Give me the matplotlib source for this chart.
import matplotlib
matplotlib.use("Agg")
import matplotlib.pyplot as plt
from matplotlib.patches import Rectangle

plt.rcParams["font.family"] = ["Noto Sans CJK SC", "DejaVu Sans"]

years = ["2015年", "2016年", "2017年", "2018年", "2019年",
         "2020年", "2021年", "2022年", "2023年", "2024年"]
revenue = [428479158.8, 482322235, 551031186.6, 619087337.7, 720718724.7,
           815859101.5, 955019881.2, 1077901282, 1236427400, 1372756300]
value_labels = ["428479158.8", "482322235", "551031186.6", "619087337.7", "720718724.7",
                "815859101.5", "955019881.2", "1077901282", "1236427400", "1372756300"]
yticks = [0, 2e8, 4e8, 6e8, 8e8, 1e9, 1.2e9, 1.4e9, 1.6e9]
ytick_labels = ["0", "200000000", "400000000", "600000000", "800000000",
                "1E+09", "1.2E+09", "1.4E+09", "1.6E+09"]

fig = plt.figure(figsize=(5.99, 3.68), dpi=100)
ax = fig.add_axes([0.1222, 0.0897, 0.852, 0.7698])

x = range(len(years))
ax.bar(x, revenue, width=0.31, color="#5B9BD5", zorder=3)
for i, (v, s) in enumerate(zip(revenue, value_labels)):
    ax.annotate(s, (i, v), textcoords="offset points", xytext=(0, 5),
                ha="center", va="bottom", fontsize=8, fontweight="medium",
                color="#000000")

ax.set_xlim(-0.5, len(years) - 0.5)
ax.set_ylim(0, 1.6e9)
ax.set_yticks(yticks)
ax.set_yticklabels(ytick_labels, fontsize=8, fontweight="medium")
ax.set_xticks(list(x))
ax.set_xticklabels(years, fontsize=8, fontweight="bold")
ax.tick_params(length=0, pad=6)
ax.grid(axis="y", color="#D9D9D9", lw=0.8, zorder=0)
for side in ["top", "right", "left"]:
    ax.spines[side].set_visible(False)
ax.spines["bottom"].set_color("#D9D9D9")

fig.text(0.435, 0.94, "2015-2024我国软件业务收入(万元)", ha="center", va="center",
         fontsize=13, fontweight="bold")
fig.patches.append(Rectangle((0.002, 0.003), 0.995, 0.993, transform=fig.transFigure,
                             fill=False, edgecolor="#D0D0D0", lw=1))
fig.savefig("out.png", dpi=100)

_Instructions for the task_
From the listing above, extract every line exactly as it stands.

_Answer to the exercise_
Give me the matplotlib source for this chart.
import matplotlib
matplotlib.use("Agg")
import matplotlib.pyplot as plt
from matplotlib.patches import Rectangle

plt.rcParams["font.family"] = ["Noto Sans CJK SC", "DejaVu Sans"]

years = ["2015年", "2016年", "2017年", "2018年", "2019年",
         "2020年", "2021年", "2022年", "2023年", "2024年"]
revenue = [428479158.8, 482322235, 551031186.6, 619087337.7, 720718724.7,
           815859101.5, 955019881.2, 1077901282, 1236427400, 1372756300]
value_labels = ["428479158.8", "482322235", "551031186.6", "619087337.7", "720718724.7",
                "815859101.5", "955019881.2", "1077901282", "1236427400", "1372756300"]
yticks = [0, 2e8, 4e8, 6e8, 8e8, 1e9, 1.2e9, 1.4e9, 1.6e9]
ytick_labels = ["0", "200000000", "400000000", "600000000", "800000000",
                "1E+09", "1.2E+09", "1.4E+09", "1.6E+09"]

fig = plt.figure(figsize=(5.99, 3.68), dpi=100)
ax = fig.add_axes([0.1222, 0.0897, 0.852, 0.7698])

x = range(len(years))
ax.bar(x, revenue, width=0.31, color="#5B9BD5", zorder=3)
for i, (v, s) in enumerate(zip(revenue, value_labels)):
    ax.annotate(s, (i, v), textcoords="offset points", xytext=(0, 5),
                ha="center", va="bottom", fontsize=8, fontweight="medium",
                color="#000000")

ax.set_xlim(-0.5, len(years) - 0.5)
ax.set_ylim(0, 1.6e9)
ax.set_yticks(yticks)
ax.set_yticklabels(ytick_labels, fontsize=8, fontweight="medium")
ax.set_xticks(list(x))
ax.set_xticklabels(years, fontsize=8, fontweight="bold")
ax.tick_params(length=0, pad=6)
ax.grid(axis="y", color="#D9D9D9", lw=0.8, zorder=0)
for side in ["top", "right", "left"]:
    ax.spines[side].set_visible(False)
ax.spines["bottom"].set_color("#D9D9D9")

fig.text(0.435, 0.94, "2015-2024我国软件业务收入(万元)", ha="center", va="center",
         fontsize=13, fontweight="bold")
fig.patches.append(Rectangle((0.002, 0.003), 0.995, 0.993, transform=fig.transFigure,
                             fill=False, edgecolor="#D0D0D0", lw=1))
fig.savefig("out.png", dpi=100)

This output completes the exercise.